News & Analysis
News & Analysis

FTX, a failure in Corporate Governance and effective risk management

18 November 2022 By GO Markets


The FTX bankruptcy case has been a fascinating study in the failure of corporate governance providing a warning to the Cryptocurrency industry that a lack of regulation will not excuse poor financial management and that these exchanges are not immune to failure.

In the last week, the company engaged distressed company expert, John Ray III to take over control as the company’s CEO as it declares bankruptcy. Ray who has helped companies such as Enron wind up their business and dealt with fraudulent and criminal business activity will help wind up the company. In FTX’s Chapter 11 Bankruptcy filing, Ray provided some intriguing insight and warnings for other business and companies that may be in a similar boat, stating “Never in my career have I seen such a complete failure of corporate controls”. For market participants the information out of the filing is helpful in providing direction for potential investment and trading decisions going forward.
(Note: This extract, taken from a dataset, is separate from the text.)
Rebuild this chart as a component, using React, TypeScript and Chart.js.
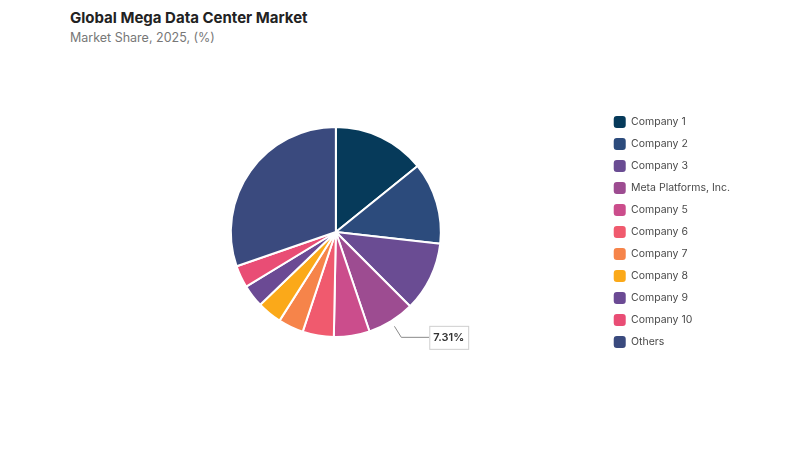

FTX, prior to its demise was the world’s second largest cryptocurrency exchange under the management of founder, Sam Bankman-Fried. The initial announcement of the company failing, lead to a drop in the price of Bitcoin by almost 25% and a panic in the market and FTX losing a rumoured 1 billion dollars in customer funds. Outlined below are some of the key issues that Bankruptcy filing found as being responsible for FTX becoming insolvent.


Cash Management  

The issues highlighted by Ray, included a lack of cash management controls. The company did not maintain accurate books and cash accounts and currently is not able to locate accurate accounts and transaction history to verify its positions. This means that currently, there is no clear indication of how much money the company on its balance sheet.

Disbursements and record keeping

The company’s management and control of its disbursement were so poor that it was not “appropriate for a business enterprise”. For example, there were no records of loan documents, for money used purchase homes for employees. In addition, wage requests made by employees were made and approved with the use of personalised emojis and messages that automatically deleted after a short period of time. The lack of record keeping was also evident in its management of the actual digital assets under it held. There was no record of the coins or digital assets that the firm was holding for its customers. This adherent lack of record keeping has made it increasingly difficult to work out the financial position of the company.


Auditing Failures

This also leads to the next major issue which was the auditing opinions. Although most segments of the business were audited, Ray, made it clear that none of the opinions should be relied upon by current and future stakeholders. In addition, there has so far been no indication of auditing performed on Alameda and Venture segments of FTX. The failure of the auditing process was an essential risk management measure that was missed.


Lack of Employee records


The failure in governance also extended to Human Resource Management within the company. No clear records of employees and contractors have been found and even now there is no clear indication of how many employees FTX, and its various subsidiaries had. In fact, the problems relating to employee records have been so poor that there has been difficulty even locating some of members of the workforce to verify their employment.


Ray ended the filing with perhaps the most damming statement of all which was that Sam Bankman Fried does not represent creditors and that his current actions are not only problematic but highly irrational including social media posts that he currently engages in. The lack of regards and contempt held for Bankman Fried is indicative of complete failure from the senior leadership team at FTX.

The situation at FTX has been brought about by a sector that hides itself behind low regulation and complex technical language that allows it to escape much scrutiny and criticisms. The environment of ambiguous leadership roles and no clear focus on compliance and risk lead to a situation whereby failure on such a large scale has been allowed to occur.